[START Record list]

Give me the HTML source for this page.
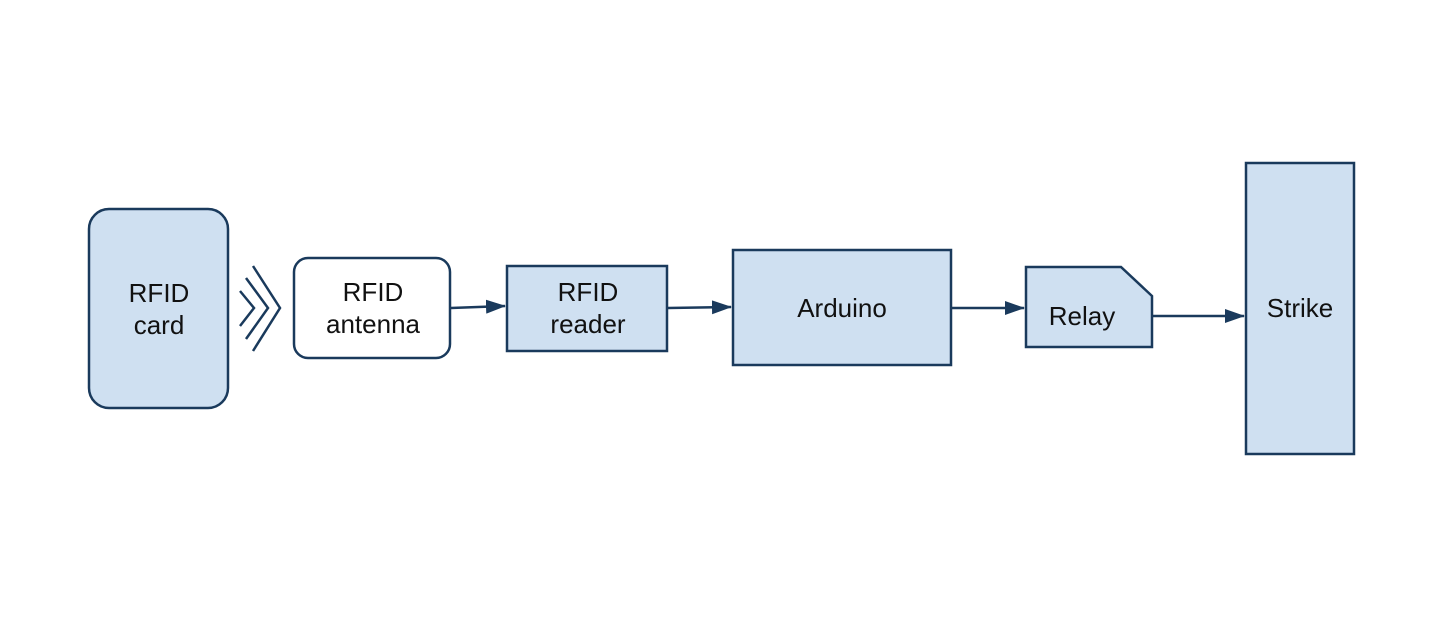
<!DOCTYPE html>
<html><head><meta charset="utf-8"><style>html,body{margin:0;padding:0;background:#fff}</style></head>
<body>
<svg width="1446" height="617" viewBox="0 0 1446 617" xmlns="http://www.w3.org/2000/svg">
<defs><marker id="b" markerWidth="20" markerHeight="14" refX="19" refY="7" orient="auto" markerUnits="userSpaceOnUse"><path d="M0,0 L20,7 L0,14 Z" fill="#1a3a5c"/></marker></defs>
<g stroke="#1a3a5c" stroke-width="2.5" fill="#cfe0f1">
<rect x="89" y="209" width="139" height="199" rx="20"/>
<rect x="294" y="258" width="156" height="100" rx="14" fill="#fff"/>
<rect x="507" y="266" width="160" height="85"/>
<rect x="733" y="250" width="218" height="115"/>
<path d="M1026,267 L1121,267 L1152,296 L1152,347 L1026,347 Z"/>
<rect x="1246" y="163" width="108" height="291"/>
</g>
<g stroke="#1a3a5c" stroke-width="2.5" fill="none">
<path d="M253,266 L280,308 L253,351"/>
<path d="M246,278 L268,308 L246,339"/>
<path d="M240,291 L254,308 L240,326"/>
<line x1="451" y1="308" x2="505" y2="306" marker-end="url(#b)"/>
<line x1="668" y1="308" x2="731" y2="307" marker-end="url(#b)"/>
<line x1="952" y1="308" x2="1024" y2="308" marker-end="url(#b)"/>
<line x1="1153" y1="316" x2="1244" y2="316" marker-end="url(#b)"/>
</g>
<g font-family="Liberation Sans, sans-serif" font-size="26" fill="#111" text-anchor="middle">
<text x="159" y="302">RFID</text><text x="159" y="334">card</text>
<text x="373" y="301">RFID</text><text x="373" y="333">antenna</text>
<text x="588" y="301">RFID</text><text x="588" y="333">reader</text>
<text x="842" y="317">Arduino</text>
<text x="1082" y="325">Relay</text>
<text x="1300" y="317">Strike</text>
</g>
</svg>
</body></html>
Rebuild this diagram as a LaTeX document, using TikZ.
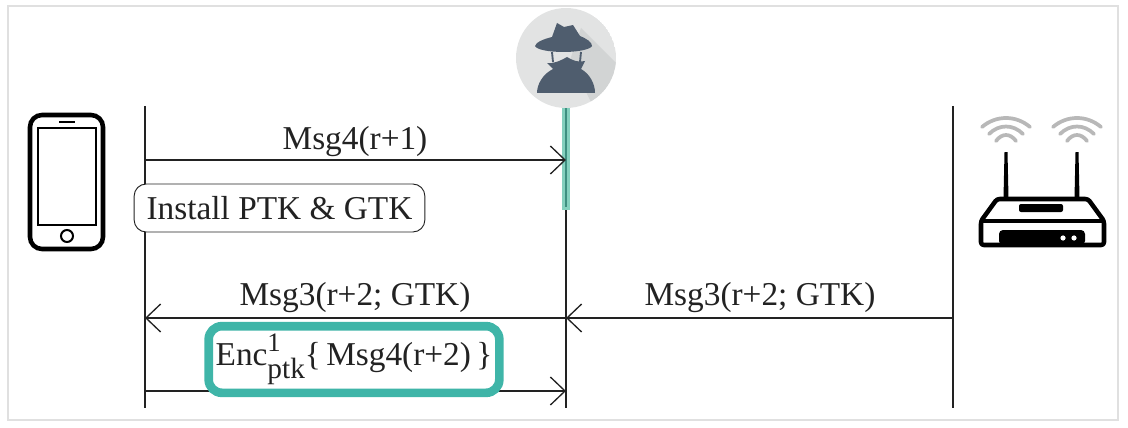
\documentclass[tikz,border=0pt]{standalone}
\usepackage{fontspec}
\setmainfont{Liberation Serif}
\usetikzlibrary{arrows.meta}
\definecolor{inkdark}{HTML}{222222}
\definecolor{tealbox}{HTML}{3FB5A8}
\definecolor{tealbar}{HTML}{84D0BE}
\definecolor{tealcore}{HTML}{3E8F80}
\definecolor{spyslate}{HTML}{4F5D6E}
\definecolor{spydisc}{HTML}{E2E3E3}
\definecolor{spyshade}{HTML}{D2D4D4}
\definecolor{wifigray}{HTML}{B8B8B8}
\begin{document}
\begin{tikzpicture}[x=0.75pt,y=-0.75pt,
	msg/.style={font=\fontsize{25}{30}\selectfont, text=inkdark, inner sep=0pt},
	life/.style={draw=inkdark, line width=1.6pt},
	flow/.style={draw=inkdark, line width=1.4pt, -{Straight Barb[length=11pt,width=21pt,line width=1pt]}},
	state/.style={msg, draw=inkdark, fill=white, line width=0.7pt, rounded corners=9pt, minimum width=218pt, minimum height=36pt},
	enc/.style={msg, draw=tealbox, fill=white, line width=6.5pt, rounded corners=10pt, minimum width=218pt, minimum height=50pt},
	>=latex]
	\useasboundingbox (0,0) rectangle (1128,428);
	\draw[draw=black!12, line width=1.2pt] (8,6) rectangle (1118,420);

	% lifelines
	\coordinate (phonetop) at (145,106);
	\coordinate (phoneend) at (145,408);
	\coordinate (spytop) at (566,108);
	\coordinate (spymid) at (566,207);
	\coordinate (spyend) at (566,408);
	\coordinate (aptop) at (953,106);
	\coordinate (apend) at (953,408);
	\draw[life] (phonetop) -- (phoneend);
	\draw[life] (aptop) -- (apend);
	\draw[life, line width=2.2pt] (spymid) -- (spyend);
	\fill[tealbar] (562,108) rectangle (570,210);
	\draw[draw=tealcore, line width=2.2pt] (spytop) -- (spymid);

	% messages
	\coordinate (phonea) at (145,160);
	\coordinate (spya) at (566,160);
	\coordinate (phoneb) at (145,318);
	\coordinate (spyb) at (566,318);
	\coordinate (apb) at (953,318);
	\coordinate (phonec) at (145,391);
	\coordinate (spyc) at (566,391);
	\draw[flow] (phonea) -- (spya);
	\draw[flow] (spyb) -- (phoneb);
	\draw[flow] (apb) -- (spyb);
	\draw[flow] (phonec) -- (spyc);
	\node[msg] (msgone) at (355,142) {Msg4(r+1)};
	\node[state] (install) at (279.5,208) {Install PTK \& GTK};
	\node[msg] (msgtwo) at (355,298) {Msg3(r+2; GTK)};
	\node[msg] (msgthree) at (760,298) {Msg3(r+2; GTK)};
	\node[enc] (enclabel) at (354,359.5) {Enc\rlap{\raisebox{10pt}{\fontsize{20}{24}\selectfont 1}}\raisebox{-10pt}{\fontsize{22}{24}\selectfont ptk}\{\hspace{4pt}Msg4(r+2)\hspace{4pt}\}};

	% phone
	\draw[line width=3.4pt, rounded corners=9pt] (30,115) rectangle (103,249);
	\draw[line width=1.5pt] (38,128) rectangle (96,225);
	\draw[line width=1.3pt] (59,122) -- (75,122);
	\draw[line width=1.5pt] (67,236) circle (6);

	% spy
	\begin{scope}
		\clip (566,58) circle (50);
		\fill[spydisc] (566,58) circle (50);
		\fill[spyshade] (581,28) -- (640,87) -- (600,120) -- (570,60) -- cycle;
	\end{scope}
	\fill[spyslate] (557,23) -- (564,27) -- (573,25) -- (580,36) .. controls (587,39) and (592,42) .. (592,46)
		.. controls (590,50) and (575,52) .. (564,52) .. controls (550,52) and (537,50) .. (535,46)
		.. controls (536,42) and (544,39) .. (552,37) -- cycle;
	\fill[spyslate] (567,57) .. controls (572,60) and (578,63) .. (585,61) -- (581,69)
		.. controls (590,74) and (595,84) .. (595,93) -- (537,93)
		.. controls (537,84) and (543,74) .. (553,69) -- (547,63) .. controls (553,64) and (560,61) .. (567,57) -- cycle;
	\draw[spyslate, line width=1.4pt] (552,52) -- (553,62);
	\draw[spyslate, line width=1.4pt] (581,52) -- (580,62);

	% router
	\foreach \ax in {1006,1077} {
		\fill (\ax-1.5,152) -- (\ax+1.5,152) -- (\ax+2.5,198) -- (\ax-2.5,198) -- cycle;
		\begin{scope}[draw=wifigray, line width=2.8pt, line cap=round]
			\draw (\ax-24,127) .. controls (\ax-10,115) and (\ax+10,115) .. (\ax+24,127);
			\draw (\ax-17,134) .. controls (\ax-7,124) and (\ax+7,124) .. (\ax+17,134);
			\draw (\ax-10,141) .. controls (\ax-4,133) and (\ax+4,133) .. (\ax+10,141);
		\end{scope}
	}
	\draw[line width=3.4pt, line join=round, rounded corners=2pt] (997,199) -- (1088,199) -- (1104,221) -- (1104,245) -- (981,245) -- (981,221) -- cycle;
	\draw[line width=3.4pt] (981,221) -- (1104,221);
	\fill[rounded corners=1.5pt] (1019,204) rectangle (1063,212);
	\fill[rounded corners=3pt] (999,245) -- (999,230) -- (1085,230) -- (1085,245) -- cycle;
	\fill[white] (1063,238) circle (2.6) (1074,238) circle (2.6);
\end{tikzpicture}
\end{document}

[END Record list]

* Directive: Print each of the records above exactly as written, leaving no picture in the copy.

* Task result:
Give me the HTML source for this page.
<!DOCTYPE html>
<html><head><meta charset="utf-8"><style>html,body{margin:0;padding:0;background:#fff}</style></head>
<body>
<svg width="1446" height="617" viewBox="0 0 1446 617" xmlns="http://www.w3.org/2000/svg">
<defs><marker id="b" markerWidth="20" markerHeight="14" refX="19" refY="7" orient="auto" markerUnits="userSpaceOnUse"><path d="M0,0 L20,7 L0,14 Z" fill="#1a3a5c"/></marker></defs>
<g stroke="#1a3a5c" stroke-width="2.5" fill="#cfe0f1">
<rect x="89" y="209" width="139" height="199" rx="20"/>
<rect x="294" y="258" width="156" height="100" rx="14" fill="#fff"/>
<rect x="507" y="266" width="160" height="85"/>
<rect x="733" y="250" width="218" height="115"/>
<path d="M1026,267 L1121,267 L1152,296 L1152,347 L1026,347 Z"/>
<rect x="1246" y="163" width="108" height="291"/>
</g>
<g stroke="#1a3a5c" stroke-width="2.5" fill="none">
<path d="M253,266 L280,308 L253,351"/>
<path d="M246,278 L268,308 L246,339"/>
<path d="M240,291 L254,308 L240,326"/>
<line x1="451" y1="308" x2="505" y2="306" marker-end="url(#b)"/>
<line x1="668" y1="308" x2="731" y2="307" marker-end="url(#b)"/>
<line x1="952" y1="308" x2="1024" y2="308" marker-end="url(#b)"/>
<line x1="1153" y1="316" x2="1244" y2="316" marker-end="url(#b)"/>
</g>
<g font-family="Liberation Sans, sans-serif" font-size="26" fill="#111" text-anchor="middle">
<text x="159" y="302">RFID</text><text x="159" y="334">card</text>
<text x="373" y="301">RFID</text><text x="373" y="333">antenna</text>
<text x="588" y="301">RFID</text><text x="588" y="333">reader</text>
<text x="842" y="317">Arduino</text>
<text x="1082" y="325">Relay</text>
<text x="1300" y="317">Strike</text>
</g>
</svg>
</body></html>
Rebuild this diagram as a LaTeX document, using TikZ.
\documentclass[tikz,border=0pt]{standalone}
\usepackage{fontspec}
\setmainfont{Liberation Serif}
\usetikzlibrary{arrows.meta}
\definecolor{inkdark}{HTML}{222222}
\definecolor{tealbox}{HTML}{3FB5A8}
\definecolor{tealbar}{HTML}{84D0BE}
\definecolor{tealcore}{HTML}{3E8F80}
\definecolor{spyslate}{HTML}{4F5D6E}
\definecolor{spydisc}{HTML}{E2E3E3}
\definecolor{spyshade}{HTML}{D2D4D4}
\definecolor{wifigray}{HTML}{B8B8B8}
\begin{document}
\begin{tikzpicture}[x=0.75pt,y=-0.75pt,
	msg/.style={font=\fontsize{25}{30}\selectfont, text=inkdark, inner sep=0pt},
	life/.style={draw=inkdark, line width=1.6pt},
	flow/.style={draw=inkdark, line width=1.4pt, -{Straight Barb[length=11pt,width=21pt,line width=1pt]}},
	state/.style={msg, draw=inkdark, fill=white, line width=0.7pt, rounded corners=9pt, minimum width=218pt, minimum height=36pt},
	enc/.style={msg, draw=tealbox, fill=white, line width=6.5pt, rounded corners=10pt, minimum width=218pt, minimum height=50pt},
	>=latex]
	\useasboundingbox (0,0) rectangle (1128,428);
	\draw[draw=black!12, line width=1.2pt] (8,6) rectangle (1118,420);

	% lifelines
	\coordinate (phonetop) at (145,106);
	\coordinate (phoneend) at (145,408);
	\coordinate (spytop) at (566,108);
	\coordinate (spymid) at (566,207);
	\coordinate (spyend) at (566,408);
	\coordinate (aptop) at (953,106);
	\coordinate (apend) at (953,408);
	\draw[life] (phonetop) -- (phoneend);
	\draw[life] (aptop) -- (apend);
	\draw[life, line width=2.2pt] (spymid) -- (spyend);
	\fill[tealbar] (562,108) rectangle (570,210);
	\draw[draw=tealcore, line width=2.2pt] (spytop) -- (spymid);

	% messages
	\coordinate (phonea) at (145,160);
	\coordinate (spya) at (566,160);
	\coordinate (phoneb) at (145,318);
	\coordinate (spyb) at (566,318);
	\coordinate (apb) at (953,318);
	\coordinate (phonec) at (145,391);
	\coordinate (spyc) at (566,391);
	\draw[flow] (phonea) -- (spya);
	\draw[flow] (spyb) -- (phoneb);
	\draw[flow] (apb) -- (spyb);
	\draw[flow] (phonec) -- (spyc);
	\node[msg] (msgone) at (355,142) {Msg4(r+1)};
	\node[state] (install) at (279.5,208) {Install PTK \& GTK};
	\node[msg] (msgtwo) at (355,298) {Msg3(r+2; GTK)};
	\node[msg] (msgthree) at (760,298) {Msg3(r+2; GTK)};
	\node[enc] (enclabel) at (354,359.5) {Enc\rlap{\raisebox{10pt}{\fontsize{20}{24}\selectfont 1}}\raisebox{-10pt}{\fontsize{22}{24}\selectfont ptk}\{\hspace{4pt}Msg4(r+2)\hspace{4pt}\}};

	% phone
	\draw[line width=3.4pt, rounded corners=9pt] (30,115) rectangle (103,249);
	\draw[line width=1.5pt] (38,128) rectangle (96,225);
	\draw[line width=1.3pt] (59,122) -- (75,122);
	\draw[line width=1.5pt] (67,236) circle (6);

	% spy
	\begin{scope}
		\clip (566,58) circle (50);
		\fill[spydisc] (566,58) circle (50);
		\fill[spyshade] (581,28) -- (640,87) -- (600,120) -- (570,60) -- cycle;
	\end{scope}
	\fill[spyslate] (557,23) -- (564,27) -- (573,25) -- (580,36) .. controls (587,39) and (592,42) .. (592,46)
		.. controls (590,50) and (575,52) .. (564,52) .. controls (550,52) and (537,50) .. (535,46)
		.. controls (536,42) and (544,39) .. (552,37) -- cycle;
	\fill[spyslate] (567,57) .. controls (572,60) and (578,63) .. (585,61) -- (581,69)
		.. controls (590,74) and (595,84) .. (595,93) -- (537,93)
		.. controls (537,84) and (543,74) .. (553,69) -- (547,63) .. controls (553,64) and (560,61) .. (567,57) -- cycle;
	\draw[spyslate, line width=1.4pt] (552,52) -- (553,62);
	\draw[spyslate, line width=1.4pt] (581,52) -- (580,62);

	% router
	\foreach \ax in {1006,1077} {
		\fill (\ax-1.5,152) -- (\ax+1.5,152) -- (\ax+2.5,198) -- (\ax-2.5,198) -- cycle;
		\begin{scope}[draw=wifigray, line width=2.8pt, line cap=round]
			\draw (\ax-24,127) .. controls (\ax-10,115) and (\ax+10,115) .. (\ax+24,127);
			\draw (\ax-17,134) .. controls (\ax-7,124) and (\ax+7,124) .. (\ax+17,134);
			\draw (\ax-10,141) .. controls (\ax-4,133) and (\ax+4,133) .. (\ax+10,141);
		\end{scope}
	}
	\draw[line width=3.4pt, line join=round, rounded corners=2pt] (997,199) -- (1088,199) -- (1104,221) -- (1104,245) -- (981,245) -- (981,221) -- cycle;
	\draw[line width=3.4pt] (981,221) -- (1104,221);
	\fill[rounded corners=1.5pt] (1019,204) rectangle (1063,212);
	\fill[rounded corners=3pt] (999,245) -- (999,230) -- (1085,230) -- (1085,245) -- cycle;
	\fill[white] (1063,238) circle (2.6) (1074,238) circle (2.6);
\end{tikzpicture}
\end{document}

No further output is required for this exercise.